*WHAT YOU ARE ASKED TO DO*. Exactly the lines from the start of the data below through the line that contains "import plotly.graph_objects as go" are to be copied, with pictures left out.

--- COLLECTED DATA ---

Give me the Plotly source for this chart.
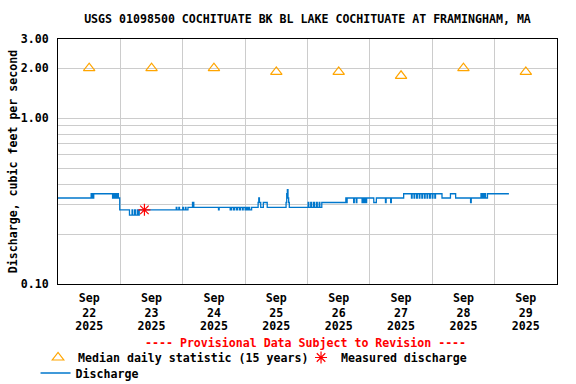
import plotly.graph_objects as go

# ---------------- data ----------------
# Discharge (cfs): change points of the 15-minute record (value holds until next time)
change_times = [
    "2025-09-22 00:00", "2025-09-22 12:45", "2025-09-22 13:00", "2025-09-22 13:15", "2025-09-22 13:30",
    "2025-09-22 13:45", "2025-09-22 21:00", "2025-09-22 21:15", "2025-09-22 21:45", "2025-09-22 22:00",
    "2025-09-22 22:30", "2025-09-22 22:45", "2025-09-22 23:15", "2025-09-22 23:45",
    "2025-09-23 03:30", "2025-09-23 04:30", "2025-09-23 04:45", "2025-09-23 05:30", "2025-09-23 05:45",
    "2025-09-23 06:30", "2025-09-23 06:45", "2025-09-23 07:15", "2025-09-23 21:30", "2025-09-23 21:45",
    "2025-09-23 22:30", "2025-09-23 22:45",
    "2025-09-24 00:00", "2025-09-24 00:15", "2025-09-24 01:00", "2025-09-24 01:15", "2025-09-24 02:00",
    "2025-09-24 03:45", "2025-09-24 04:15", "2025-09-24 13:45", "2025-09-24 14:00", "2025-09-24 18:15",
    "2025-09-24 18:45", "2025-09-24 19:30", "2025-09-24 20:00", "2025-09-24 20:45", "2025-09-24 21:00",
    "2025-09-24 21:45", "2025-09-24 22:15", "2025-09-24 23:00", "2025-09-24 23:15",
    "2025-09-25 00:00", "2025-09-25 00:30", "2025-09-25 01:00", "2025-09-25 01:30", "2025-09-25 01:45",
    "2025-09-25 02:30", "2025-09-25 05:00", "2025-09-25 05:15", "2025-09-25 05:30", "2025-09-25 06:00",
    "2025-09-25 07:00", "2025-09-25 08:30", "2025-09-25 15:45", "2025-09-25 16:00", "2025-09-25 16:15",
    "2025-09-25 16:30", "2025-09-25 16:45", "2025-09-25 17:00",
    "2025-09-26 00:15", "2025-09-26 00:30", "2025-09-26 01:15", "2025-09-26 01:30", "2025-09-26 02:15",
    "2025-09-26 02:45", "2025-09-26 03:30", "2025-09-26 03:45", "2025-09-26 04:30", "2025-09-26 04:45",
    "2025-09-26 05:30", "2025-09-26 14:45", "2025-09-26 15:00", "2025-09-26 15:15", "2025-09-26 17:45",
    "2025-09-26 18:00", "2025-09-26 18:45", "2025-09-26 19:00", "2025-09-26 21:00", "2025-09-26 21:15",
    "2025-09-26 21:45", "2025-09-26 22:00", "2025-09-26 22:30", "2025-09-26 22:45",
    "2025-09-27 01:30", "2025-09-27 02:30", "2025-09-27 06:00", "2025-09-27 06:15", "2025-09-27 08:00",
    "2025-09-27 08:15", "2025-09-27 13:00", "2025-09-27 16:00", "2025-09-27 16:15", "2025-09-27 17:00",
    "2025-09-27 17:15", "2025-09-27 18:00", "2025-09-27 18:15", "2025-09-27 19:00", "2025-09-27 19:15",
    "2025-09-27 20:00", "2025-09-27 20:15", "2025-09-27 21:00", "2025-09-27 21:15", "2025-09-27 22:00",
    "2025-09-27 22:15", "2025-09-27 23:00", "2025-09-27 23:15",
    "2025-09-28 00:00", "2025-09-28 00:15", "2025-09-28 01:00", "2025-09-28 01:15", "2025-09-28 03:45",
    "2025-09-28 07:00", "2025-09-28 09:00", "2025-09-28 14:45", "2025-09-28 15:00", "2025-09-28 18:45",
    "2025-09-28 19:00", "2025-09-28 19:30", "2025-09-28 19:45", "2025-09-28 20:15", "2025-09-28 20:30",
    "2025-09-28 21:15",
    "2025-09-29 05:30",
]
change_values = [
    0.33, 0.35, 0.33, 0.35, 0.33,
    0.35, 0.33, 0.35, 0.33, 0.35,
    0.33, 0.35, 0.33, 0.28,
    0.26, 0.28, 0.26, 0.28, 0.26,
    0.28, 0.26, 0.28, 0.29, 0.28,
    0.29, 0.28,
    0.29, 0.28, 0.29, 0.28, 0.29,
    0.31, 0.29, 0.28, 0.29, 0.28,
    0.29, 0.28, 0.29, 0.28, 0.29,
    0.28, 0.29, 0.28, 0.29,
    0.28, 0.29, 0.28, 0.29, 0.28,
    0.29, 0.31, 0.33, 0.31, 0.29,
    0.31, 0.29, 0.31, 0.35, 0.37,
    0.33, 0.31, 0.29,
    0.31, 0.29, 0.31, 0.29, 0.31,
    0.29, 0.31, 0.29, 0.31, 0.29,
    0.31, 0.33, 0.31, 0.33, 0.31,
    0.33, 0.31, 0.33, 0.31, 0.33,
    0.31, 0.33, 0.31, 0.33,
    0.31, 0.33, 0.31, 0.33, 0.31,
    0.33, 0.35, 0.33, 0.35, 0.33,
    0.35, 0.33, 0.35, 0.33, 0.35,
    0.33, 0.35, 0.33, 0.35, 0.33,
    0.35, 0.33, 0.35,
    0.33, 0.35, 0.33, 0.35, 0.33,
    0.35, 0.33, 0.31, 0.33, 0.35,
    0.33, 0.35, 0.33, 0.35, 0.33,
    0.35,
    0.35,
]

median_dates = ["2025-09-22 12:00", "2025-09-23 12:00", "2025-09-24 12:00", "2025-09-25 12:00",
                "2025-09-26 12:00", "2025-09-27 12:00", "2025-09-28 12:00", "2025-09-29 12:00"]
median_values = [2.0, 2.0, 2.0, 1.9, 1.9, 1.8, 2.0, 1.9]

measured_dates = ["2025-09-23 09:15"]
measured_values = [0.28]

x_tick_vals = median_dates
x_tick_month = ["Sep"] * 8
x_tick_day = ["22", "23", "24", "25", "26", "27", "28", "29"]
x_tick_year = ["2025"] * 8
day_lines = ["2025-09-23", "2025-09-24", "2025-09-25", "2025-09-26",
             "2025-09-27", "2025-09-28", "2025-09-29"]
y_tick_vals = [0.1, 1.0, 2.0, 3.0]
y_tick_text = ["0.10", "1.00", "2.00", "3.00"]
y_minor_vals = [0.2, 0.3, 0.4, 0.5, 0.6, 0.7, 0.8, 0.9]

FONT = "DejaVu Sans Mono"
FS = 11.6
GRID = "#cccccc"
TF = dict(family=FONT, size=FS, color="black", weight="bold")

fig = go.Figure()
fig.add_trace(go.Scatter(
    x=change_times, y=change_values, mode="lines", line_shape="hv",
    name="Discharge", line=dict(color="#0077cc", width=1.3), legend="legend2",
))
fig.add_trace(go.Scatter(
    x=median_dates, y=median_values, mode="markers",
    name="Median daily statistic (15 years)", legendrank=1,
    marker=dict(symbol="triangle-up-open", size=10, color="#ffa500", line=dict(width=1.2, color="#ffa500")),
))
fig.add_trace(go.Scatter(
    x=measured_dates, y=measured_values, mode="markers",
    name="Measured discharge", legendrank=2,
    marker=dict(symbol="asterisk-open", size=10, color="#ff0000", line=dict(width=1.2, color="#ff0000")),
))

fig.update_layout(
    width=576, height=384,
    margin=dict(l=58, r=19, t=39, b=100, autoexpand=False),
    paper_bgcolor="white", plot_bgcolor="white",
    font=TF,
    title=dict(text="USGS 01098500 COCHITUATE BK BL LAKE COCHITUATE AT FRAMINGHAM, MA",
               x=0.5, xref="paper", xanchor="center", y=1 - 19 / 384, yanchor="middle", font=TF),
    showlegend=True,
    legend=dict(orientation="h", x=-0.040, xanchor="left", y=-(343 - 284) / 245, yanchor="top",
                font=TF, itemwidth=30, entrywidthmode="pixels", entrywidth=218,
                bgcolor="rgba(0,0,0,0)"),
    legend2=dict(orientation="h", x=-0.045, xanchor="left", y=-(358.5 - 284) / 245, yanchor="top",
                 font=TF, itemwidth=30, bgcolor="rgba(0,0,0,0)"),
)
axis_common = dict(type="date", range=["2025-09-22", "2025-09-30"], tickmode="array",
                   tickvals=x_tick_vals, showgrid=False, ticks="", zeroline=False,
                   tickangle=0, automargin=False, tickfont=TF)
fig.update_layout(
    xaxis=dict(**axis_common, ticktext=x_tick_month, showline=True, linecolor="black",
               linewidth=1, mirror=True, ticklabelstandoff=3,
               minor=dict(tickmode="array", tickvals=day_lines, showgrid=True,
                          gridcolor=GRID, gridwidth=1, ticks="")),
    xaxis2=dict(**axis_common, ticktext=x_tick_day, overlaying="x", anchor="y", side="bottom",
                showline=False, ticklabelstandoff=20),
    xaxis3=dict(**axis_common, ticktext=x_tick_year, overlaying="x", anchor="y", side="bottom",
                showline=False, ticklabelstandoff=33),
    yaxis=dict(type="log", range=[-1, 0.47712125], tickmode="array", tickvals=y_tick_vals,
               ticktext=y_tick_text, showgrid=True, gridcolor=GRID, gridwidth=1, ticks="",
               showline=True, linecolor="black", linewidth=1, mirror=True, zeroline=False,
               automargin=False, tickfont=TF, ticklabelstandoff=6,
               minor=dict(tickmode="array", tickvals=y_minor_vals, showgrid=True,
                          gridcolor=GRID, gridwidth=1, ticks=""),
               title=dict(text="Discharge, cubic feet per second", standoff=0, font=TF)),
)
# invisible carriers so that the stacked date-label axes are drawn
fig.add_trace(go.Scatter(x=[median_dates[0]], y=[median_values[0]], xaxis="x2", mode="none",
                         showlegend=False, hoverinfo="skip"))
fig.add_trace(go.Scatter(x=[median_dates[0]], y=[median_values[0]], xaxis="x3", mode="none",
                         showlegend=False, hoverinfo="skip"))

fig.add_annotation(
    text="---- Provisional Data Subject to Revision ----",
    xref="paper", yref="paper", x=0.495, y=-(342.5 - 284) / 245, yanchor="middle",
    showarrow=False, font=dict(family=FONT, size=FS, color="#ff0000", weight="bold"),
)

fig.write_html("out.html", config={"displayModeBar": False},
               post_script="document.body.style.margin='0px';")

---

*WRITTEN ANSWER*.
Give me the Plotly source for this chart.
import plotly.graph_objects as go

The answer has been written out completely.